What to work on:
Leaving out all pictures, please print only the lines from the one containing "Write the Plotly code for this chart." through the one containing "Sans Sinhala', 'Noto".
= = =
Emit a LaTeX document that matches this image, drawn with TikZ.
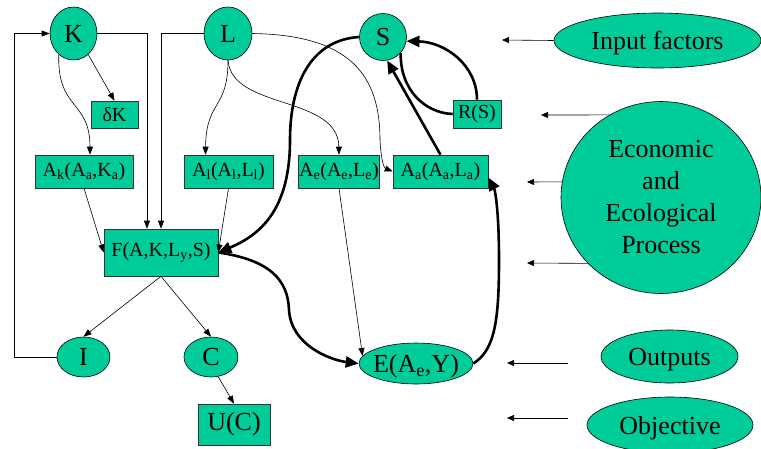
\documentclass[tikz,border=0pt]{standalone}
\usepackage{fontspec}
\setmainfont{Liberation Serif}
\usetikzlibrary{shapes.geometric,arrows.meta}
\definecolor{teal1}{RGB}{0,204,153}
\begin{document}
\begin{tikzpicture}[x=1pt,y=-1pt,
 big/.style={font=\fontsize{26}{32}\selectfont},
 small/.style={font=\fontsize{20}{22}\selectfont},
 oval/.style={ellipse,draw=black,line width=0.6pt,fill=teal1,inner sep=0pt,big,align=center},
 box/.style={rectangle,draw=black!80,line width=0.6pt,fill=teal1,inner sep=0pt,small},
 thinarr/.style={line width=0.6pt,-{Triangle[length=8pt,width=6pt]}},
 thickarr/.style={line width=2.6pt,-{Triangle[length=13pt,width=11pt]}},
 thickline/.style={line width=2.6pt},
 legarr/.style={line width=0.6pt,-{Triangle[length=7pt,width=6pt]}}
]
\useasboundingbox (0,0) rectangle (761,448);
% main nodes
\node[oval,minimum width=47pt,minimum height=53pt] (K) at (73.5,33.5) {K};
\node[oval,minimum width=48pt,minimum height=53pt] (L) at (228,33.5) {L};
\node[oval,minimum width=47pt,minimum height=47pt] (S) at (383,37) {S};
\node[box,minimum width=47pt,minimum height=27pt] (dK) at (114.5,114.5) {δK};
\node[box,minimum width=48pt,minimum height=28pt] (RS) at (477,114) {R(S)};
\node[box,minimum width=98pt,minimum height=33pt] (Ak) at (84,171.5) {A\textsubscript{k}(A\textsubscript{a},K\textsubscript{a})};
\node[box,minimum width=89pt,minimum height=33pt] (Al) at (228.5,171.5) {A\textsubscript{l}(A\textsubscript{l},L\textsubscript{l})};
\node[box,minimum width=81pt,minimum height=33pt] (Ae) at (339,171.5) {A\textsubscript{e}(A\textsubscript{e},L\textsubscript{e})};
\node[box,minimum width=95pt,minimum height=33pt] (Aa) at (440.5,171.5) {A\textsubscript{a}(A\textsubscript{a},L\textsubscript{a})};
\node[box,minimum width=114pt,minimum height=47pt] (F) at (161,252.5) {F(A,K,L\textsubscript{y},S)};
\node[oval,minimum width=53pt,minimum height=40pt] (I) at (83.5,357) {I};
\node[oval,minimum width=54pt,minimum height=40pt] (C) at (211,357) {C};
\node[box,big,minimum width=72pt,minimum height=41pt] (U) at (234,424.5) {U(C)};
\node[oval,text depth=0pt,minimum width=114pt,minimum height=41pt] (E) at (416,363.5) {\makebox[0pt]{E(A\textsubscript{e},Y)}};
% legend
\node[oval,text depth=0pt,minimum width=207pt,minimum height=55pt] (inp) at (657.5,40.5) {Input factors};
\node[oval,minimum width=200pt,minimum height=192pt] (eco) at (661,197.5) {Economic\\and\\Ecological\\Process};
\node[oval,text depth=0pt,minimum width=137pt,minimum height=53pt] (out) at (669.5,356.5) {Outputs};
\node[oval,text depth=0pt,minimum width=166pt,minimum height=56pt] (obj) at (670,425) {Objective};
\coordinate (t1) at (502,40);
\coordinate (t2) at (541,115);
\coordinate (t3) at (527,182);
\coordinate (t4) at (527,263);
\coordinate (s5) at (568,363);
\coordinate (t5) at (507,363);
\coordinate (s6) at (568,418);
\coordinate (t6) at (507,418);
\draw[legarr] (inp.west) -- (t1);
\draw[legarr] (eco.122) -- (t2);
\draw[legarr] (eco.171) -- (t3);
\draw[legarr] (eco.222) -- (t4);
\draw[legarr] (s5) -- (t5);
\draw[legarr] (s6) -- (t6);
% thin connectors
\draw[thinarr] (K.-55) -- (dK.north);
\draw[thinarr] (K.235) .. controls (57,110) and (90,100) .. ([xshift=6pt]Ak.north);
\draw[thinarr] (K.east) -| ([xshift=-14pt]F.north);
\draw[thinarr] (L.west) -| (F.north);
\draw[thinarr] (I.west) -- ++(-42,0) |- (K.west);
\draw[thinarr] (L.south) .. controls (228,110) and (206,100) .. ([xshift=-23pt]Al.north);
\draw[thinarr] (L.south) .. controls (232,110) and (338,95) .. (Ae.north);
\draw[thinarr] (L.east) .. controls (350,35) and (380,75) .. (380,140) .. controls (381,160) and (384,168) .. (Aa.west);
\draw[thinarr] (Ak.south) -- (F.west);
\draw[thinarr] (Al.south) -- (F.east);
\draw[thinarr] (Ae.south) -- (E.172);
\draw[thinarr] (F.south) -- (I.north);
\draw[thinarr] (F.south) -- (C.north);
\draw[thinarr] (C.-70) -- (U.north);
% thick connectors
\draw[thickarr] (S.west) .. controls (310,40) and (290,85) .. (290,140) .. controls (290,210) and (260,235) .. (F.east);
\draw[thickarr] (F.east) .. controls (270,260) and (288,280) .. (289,310) .. controls (291,345) and (330,360) .. (E.west);
\draw[thickarr] (E.east) .. controls (495,350) and (499,320) .. (499,260) .. controls (499,210) and (495,190) .. ([yshift=-6pt]Aa.east);
\draw[thickarr] (Aa.north) -- (S.-80);
\draw[thickarr] (RS.north) .. controls (477,65) and (445,42) .. (S.-10);
\draw[thickline] (S.-42) .. controls (400,90) and (425,113) .. (RS.west);
\end{tikzpicture}
\end{document}
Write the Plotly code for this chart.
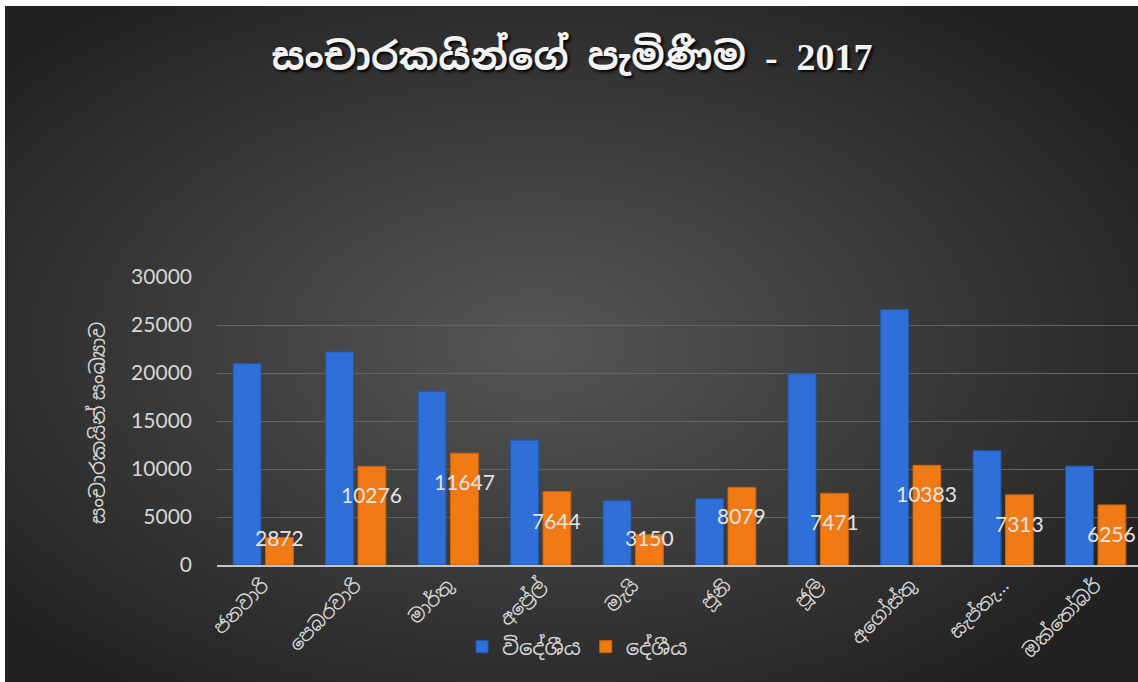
import base64
import plotly.graph_objects as go

# Monthly tourist arrivals, 2017
months = ["ජනවාරි", "පෙබරවාරි", "මාර්තු", "අප්‍රේල්", "මැයි",
          "ජූනි", "ජූලි", "අගෝස්තු", "සැප්තැ…", "ඔක්තෝබර්"]
foreign = [21000, 22200, 18100, 13000, 6700, 6900, 19900, 26600, 11900, 10300]
local = [2872, 10276, 11647, 7644, 3150, 8079, 7471, 10383, 7313, 6256]
y_ticks = [0, 5000, 10000, 15000, 20000, 25000, 30000]
y_tick_labels = ["0", "5000", "10000", "15000", "20000", "25000", "30000"]

NB = "\u00a0"
title_text = f"සංචාරකයින්ගේ{NB}{NB}පැමිණීම{NB}{NB}-{NB}{NB}2017"
y_title = "සංචාරකයින් සංඛ්‍යාව"
name_foreign = "විදේශීය"
name_local = "දේශීය"

W, H = 1138, 682
ML, MR, MT, MB = 217, 0, 277, 117
plot_w = W - ML - MR
plot_h = H - MT - MB
y_max = 30000
x_range = [-0.5, 9.457]
bargap = 0.3

TXT = "#d6d6d6"
FONT = "Lato, 'Noto Sans Sinhala', 'Noto Sans', sans-serif"

# radial-gradient backdrop as an inline SVG image
bg_w, bg_h = W - 5, H - 6
svg = (
    f'<svg xmlns="http://www.w3.org/2000/svg" width="{bg_w}" height="{bg_h}">'
    '<defs><radialGradient id="g" cx="0.47" cy="0.5" r="0.62">'
    '<stop offset="0" stop-color="#565656"/>'
    '<stop offset="1" stop-color="#222222"/>'
    '</radialGradient></defs>'
    '<rect width="100%" height="100%" fill="url(#g)"/></svg>'
)
bg_uri = "data:image/svg+xml;base64," + base64.b64encode(svg.encode()).decode()

fig = go.Figure()
fig.add_trace(go.Bar(
    x=months, y=foreign, name=name_foreign,
    marker=dict(color="#2F6FD8", line=dict(color="#2357B0", width=1)),
))
fig.add_trace(go.Bar(
    x=months, y=local, name=name_local,
    marker=dict(color="#F27A14", line=dict(color="#C9620C", width=1)),
))

# value labels on the orange bars
pitch = plot_w / (x_range[1] - x_range[0])
x_off = pitch * (1 - bargap) / 4
px_per_unit = plot_h / y_max
for m, v in zip(months, local):
    top_px = v * px_per_unit
    shift = -min(28.5, top_px - 28)
    fig.add_annotation(
        x=m, y=v, xshift=x_off, yshift=shift, text=str(v), showarrow=False,
        font=dict(family=FONT, size=21, color="#e4e4e4"),
        xanchor="center", yanchor="middle",
    )

fig.add_annotation(
    text=y_title, textangle=-90, showarrow=False,
    xref="paper", yref="paper",
    x=(97 - ML) / plot_w, y=(565 - 423) / plot_h,
    xanchor="center", yanchor="middle",
    font=dict(family=FONT, size=20, color=TXT),
)

fig.add_layout_image(
    source=bg_uri, xref="paper", yref="paper",
    x=(5 - ML) / plot_w, y=(565 - 6) / plot_h,
    sizex=bg_w / plot_w, sizey=bg_h / plot_h,
    xanchor="left", yanchor="top", sizing="stretch", layer="below",
)

fig.update_layout(
    width=W, height=H,
    margin=dict(l=ML, r=MR, t=MT, b=MB, pad=0),
    paper_bgcolor="white", plot_bgcolor="rgba(0,0,0,0)",
    barmode="group", bargap=bargap, bargroupgap=0.14,
    title=dict(
        text=title_text, x=572 / W, xanchor="center",
        y=1 - 57 / H, yanchor="middle",
        font=dict(family="'Liberation Serif', 'Noto Sans Sinhala', serif",
                  size=38, color="#f2f2f2", weight="bold",
                  shadow="2px 2px 3px #000"),
    ),
    xaxis=dict(
        type="category", range=x_range, tickangle=-45,
        showgrid=False, showline=True, linecolor="#c4c4c4", linewidth=2,
        ticks="", tickfont=dict(family=FONT, size=19, color=TXT),
    ),
    yaxis=dict(
        range=[0, y_max], tickvals=y_ticks, ticktext=y_tick_labels,
        ticklabelstandoff=24,
        showgrid=True, gridcolor="#646464", gridwidth=1,
        zeroline=False, showline=False, ticks="",
        tickfont=dict(family=FONT, size=21, color=TXT),
    ),
    legend=dict(
        orientation="h", x=(462 - ML) / plot_w, y=(565 - 647) / plot_h,
        xanchor="left", yanchor="middle", bgcolor="rgba(0,0,0,0)",
        font=dict(family=FONT, size=21, color=TXT),
    ),
    showlegend=True,
)

fig.write_html("out.html")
= = =
Answer for this exercise:
Write the Plotly code for this chart.
import base64
import plotly.graph_objects as go

# Monthly tourist arrivals, 2017
months = ["ජනවාරි", "පෙබරවාරි", "මාර්තු", "අප්‍රේල්", "මැයි",
          "ජූනි", "ජූලි", "අගෝස්තු", "සැප්තැ…", "ඔක්තෝබර්"]
foreign = [21000, 22200, 18100, 13000, 6700, 6900, 19900, 26600, 11900, 10300]
local = [2872, 10276, 11647, 7644, 3150, 8079, 7471, 10383, 7313, 6256]
y_ticks = [0, 5000, 10000, 15000, 20000, 25000, 30000]
y_tick_labels = ["0", "5000", "10000", "15000", "20000", "25000", "30000"]

NB = "\u00a0"
title_text = f"සංචාරකයින්ගේ{NB}{NB}පැමිණීම{NB}{NB}-{NB}{NB}2017"
y_title = "සංචාරකයින් සංඛ්‍යාව"
name_foreign = "විදේශීය"
name_local = "දේශීය"

W, H = 1138, 682
ML, MR, MT, MB = 217, 0, 277, 117
plot_w = W - ML - MR
plot_h = H - MT - MB
y_max = 30000
x_range = [-0.5, 9.457]
bargap = 0.3

TXT = "#d6d6d6"
FONT = "Lato, 'Noto Sans Sinhala', 'Noto Sans', sans-serif"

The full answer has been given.